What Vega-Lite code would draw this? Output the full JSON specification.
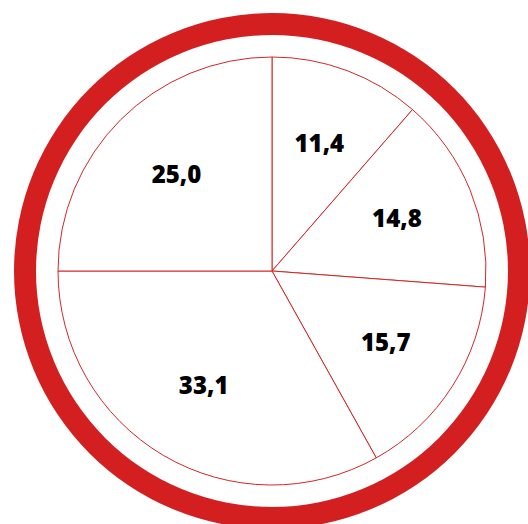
{
  "$schema": "https://vega.github.io/schema/vega-lite/v6.json",
  "width": 512,
  "height": 506,
  "autosize": {"type": "none"},
  "padding": {"left": 16, "top": 18, "right": 0, "bottom": 0},
  "background": "white",
  "config": {
    "view": {"stroke": null},
    "locale": {"number": {"decimal": ",", "thousands": ".", "grouping": [3], "currency": ["", ""]}}
  },
  "data": {"values": [
    {"k": 1, "v": 11.4},
    {"k": 2, "v": 14.8},
    {"k": 3, "v": 15.7},
    {"k": 4, "v": 33.1},
    {"k": 5, "v": 25.0}
  ]},
  "layer": [
    {
      "data": {"values": [{"ring": 1}]},
      "mark": {"type": "arc", "radius": 258, "radius2": 236, "theta": 0, "theta2": 6.2832, "fill": "#D31F1F"},
      "encoding": {}
    },
    {
      "mark": {"type": "arc", "radius": 214, "fill": "white", "stroke": "#D42626", "strokeWidth": 1},
      "encoding": {
        "theta": {"field": "v", "type": "quantitative", "stack": true},
        "order": {"field": "k", "type": "quantitative"}
      }
    },
    {
      "mark": {"type": "text", "radius": 135, "font": "Open Sans", "fontWeight": 800, "fontSize": 24, "letterSpacing": 1, "color": "black"},
      "encoding": {
        "theta": {"field": "v", "type": "quantitative", "stack": true},
        "order": {"field": "k", "type": "quantitative"},
        "text": {"field": "v", "type": "quantitative", "format": ".1f"}
      }
    }
  ]
}
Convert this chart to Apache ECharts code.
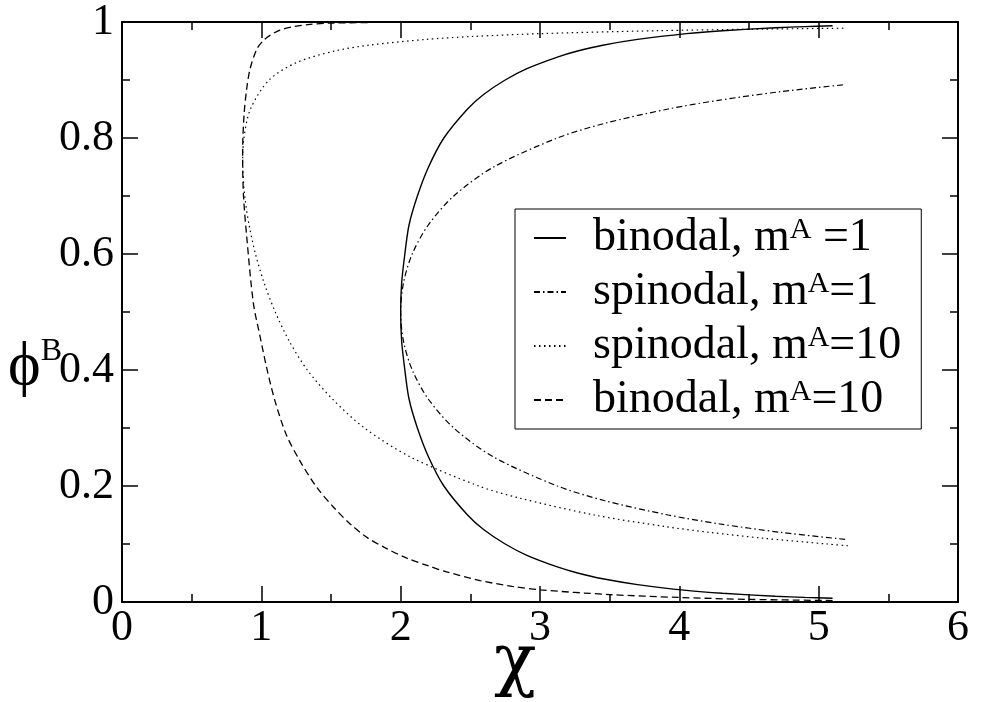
<!DOCTYPE html>
<html>
<head>
<meta charset="utf-8">
<script src="https://cdn.jsdelivr.net/npm/echarts@6/dist/echarts.min.js"></script>
<style>
  html, body { margin: 0; padding: 0; background: #fff; }
  #chart { width: 981px; height: 702px; }
</style>
</head>
<body>
<div id="chart"></div>
<script>
// binodal, m^A = 1 (solid)
const binodal1Phi = [0.0065, 0.008, 0.01, 0.015, 0.02, 0.03, 0.04, 0.05, 0.06, 0.08, 0.1, 0.125, 0.15, 0.2, 0.25, 0.3, 0.35, 0.4, 0.45, 0.5,
  0.55, 0.6, 0.65, 0.7, 0.75, 0.8, 0.85, 0.875, 0.9, 0.92, 0.94, 0.95, 0.96, 0.97, 0.98, 0.985, 0.99, 0.992, 0.9935]
const binodal1Chi = [5.10, 4.90, 4.69, 4.31, 4.05, 3.70, 3.45, 3.27, 3.13, 2.91, 2.75, 2.595, 2.48, 2.31, 2.20, 2.12, 2.06, 2.03, 2.007, 2.0,
  2.007, 2.03, 2.06, 2.12, 2.20, 2.31, 2.48, 2.595, 2.75, 2.91, 3.13, 3.27, 3.45, 3.70, 4.05, 4.31, 4.69, 4.90, 5.10]

// spinodal, m^A = 1 (dash-dot)
const spinodal1Phi = [0.108, 0.12, 0.135, 0.15, 0.175, 0.2, 0.25, 0.3, 0.35, 0.4, 0.45, 0.5,
  0.55, 0.6, 0.65, 0.7, 0.75, 0.8, 0.825, 0.85, 0.865, 0.88, 0.892]
const spinodal1Chi = [5.19, 4.73, 4.28, 3.92, 3.46, 3.125, 2.667, 2.381, 2.198, 2.083, 2.02, 2.0,
  2.02, 2.083, 2.198, 2.381, 2.667, 3.125, 3.46, 3.92, 4.28, 4.73, 5.19]

// spinodal, m^A = 10 (dotted)
const spinodal10Phi = [0.097, 0.1, 0.11, 0.12, 0.13, 0.15, 0.18, 0.2, 0.25, 0.3, 0.35, 0.4, 0.45, 0.5, 0.55, 0.6, 0.65, 0.7, 0.76,
  0.8, 0.85, 0.9, 0.93, 0.95, 0.96, 0.97, 0.975, 0.98, 0.985, 0.9875, 0.9893]
const spinodal10Chi = [5.21, 5.06, 4.60, 4.22, 3.90, 3.39, 2.84, 2.56, 2.07, 1.74, 1.51, 1.33, 1.20, 1.10, 1.02, 0.958, 0.912, 0.881, 0.866,
  0.875, 0.922, 1.056, 1.252, 1.526, 1.771, 2.182, 2.513, 3.010, 3.841, 4.506, 5.18]

// binodal, m^A = 10 (dashed)
const binodal10Phi = [0.0025, 0.0045, 0.0078, 0.0128, 0.021, 0.027, 0.037, 0.052, 0.063, 0.076, 0.092, 0.111, 0.134, 0.163, 0.197, 0.242, 0.288, 0.345, 0.402, 0.459, 0.515, 0.63, 0.70, 0.76,
  0.78, 0.84, 0.885, 0.919, 0.953, 0.968, 0.977, 0.986, 0.992, 0.996, 0.998, 0.9996, 0.99995]
const binodal10Chi = [5.10, 4.5, 4.0, 3.5, 3.0, 2.8, 2.57, 2.33, 2.19, 2.04, 1.90, 1.76, 1.64, 1.52, 1.40, 1.28, 1.18, 1.10, 1.04, 0.99, 0.943, 0.895, 0.872, 0.866,
  0.866, 0.876, 0.895, 0.919, 0.967, 1.014, 1.062, 1.134, 1.23, 1.35, 1.49, 2.0, 5.10]

const seriesNames = ['binodal, mA =1', 'spinodal, mA=1', 'spinodal, mA=10', 'binodal, mA=10']
const legendLabels = {
  'binodal, mA =1': '{t|binodal, m}{s|A}{t| =1}',
  'spinodal, mA=1': '{t|spinodal, m}{s|A}{t|=1}',
  'spinodal, mA=10': '{t|spinodal, m}{s|A}{t|=10}',
  'binodal, mA=10': '{t|binodal, m}{s|A}{t|=10}'
}

const FONT = '"Liberation Serif", "Times New Roman", serif'
const zip = (xs, ys) => xs.map((x, i) => [x, ys[i]])

const chart = echarts.init(document.getElementById('chart'))

const baseAxis = {
  type: 'value',
  axisLine: { show: true, onZero: false, lineStyle: { color: '#000', width: 2 } },
  axisTick: { show: true, inside: true, length: 16, lineStyle: { color: '#000', width: 1.5 } },
  minorTick: { show: true, splitNumber: 2, length: 8, lineStyle: { color: '#000', width: 1.5 } },
  splitLine: { show: false }
}

const xCommon = { ...baseAxis, min: 0, max: 6, interval: 1 }
const yCommon = { ...baseAxis, min: 0, max: 1, interval: 0.2 }

const lineSeries = (name, chi, phi, type, width) => ({
  name,
  type: 'line',
  data: zip(chi, phi),
  symbol: 'none',
  smooth: 0.3,
  silent: true,
  itemStyle: { color: '#000' },
  lineStyle: { color: '#000', width, type }
})

const option = {
  backgroundColor: '#fff',
  animation: false,
  grid: { left: 122, top: 16, right: 23, bottom: 100 },
  xAxis: [
    { ...xCommon, position: 'bottom',
      axisLabel: { color: '#000', fontFamily: FONT, fontSize: 44, margin: 4 } },
    { ...xCommon, position: 'top', axisLabel: { show: false } }
  ],
  yAxis: [
    { ...yCommon, position: 'left',
      axisLabel: { color: '#000', fontFamily: FONT, fontSize: 44, margin: 8 } },
    { ...yCommon, position: 'right', axisLabel: { show: false } }
  ],
  legend: {
    data: seriesNames,
    orient: 'vertical',
    left: 515,
    top: 209,
    padding: [6, 20, 6, 18],
    itemGap: 8,
    itemWidth: 32,
    itemHeight: 12,
    borderColor: '#000',
    borderWidth: 1,
    borderRadius: 0,
    backgroundColor: '#fff',
    itemStyle: { opacity: 0 },
    formatter: name => legendLabels[name],
    textStyle: {
      color: '#000',
      fontFamily: FONT,
      padding: [0, 0, 0, 22],
      rich: {
        t: { fontFamily: FONT, fontSize: 46, lineHeight: 46, color: '#000' },
        s: { fontFamily: FONT, fontSize: 30, lineHeight: 24, verticalAlign: 'top', color: '#000' }
      }
    }
  },
  graphic: [
    {
      type: 'text', left: 494, top: 630, silent: true,
      style: { text: 'χ', font: '70px "DejaVu Serif"', fill: '#000' }
    },
    {
      type: 'text', left: 8, top: 336, silent: true,
      style: {
        text: '{p|ϕ}{s|B}',
        rich: {
          p: { fontFamily: FONT, fontSize: 62, lineHeight: 64, fill: '#000', color: '#000' },
          s: { fontFamily: FONT, fontSize: 32, lineHeight: 28, verticalAlign: 'top', fill: '#000', color: '#000' }
        }
      }
    }
  ],
  series: [
    lineSeries(seriesNames[0], binodal1Chi, binodal1Phi, 'solid', 1.4),
    lineSeries(seriesNames[1], spinodal1Chi, spinodal1Phi, [6, 3, 1.5, 3], 1.2),
    lineSeries(seriesNames[2], spinodal10Chi, spinodal10Phi, [1.5, 3.5], 1.2),
    lineSeries(seriesNames[3], binodal10Chi, binodal10Phi, [7, 4], 1.3)
  ]
}

chart.setOption(option)
</script>
</body>
</html>
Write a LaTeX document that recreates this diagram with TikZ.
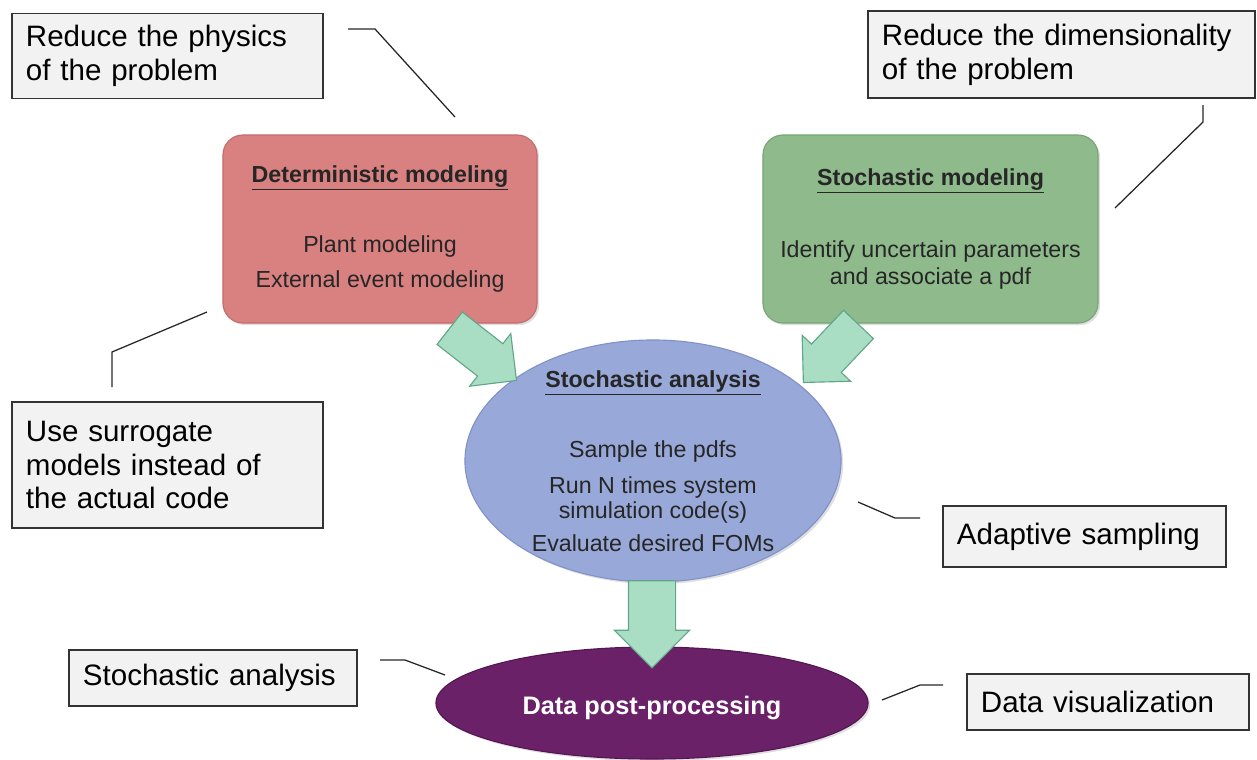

* **The task**
Count up the lines in the listing that hold the word "code", and give that number only.

* **Problem solution**
2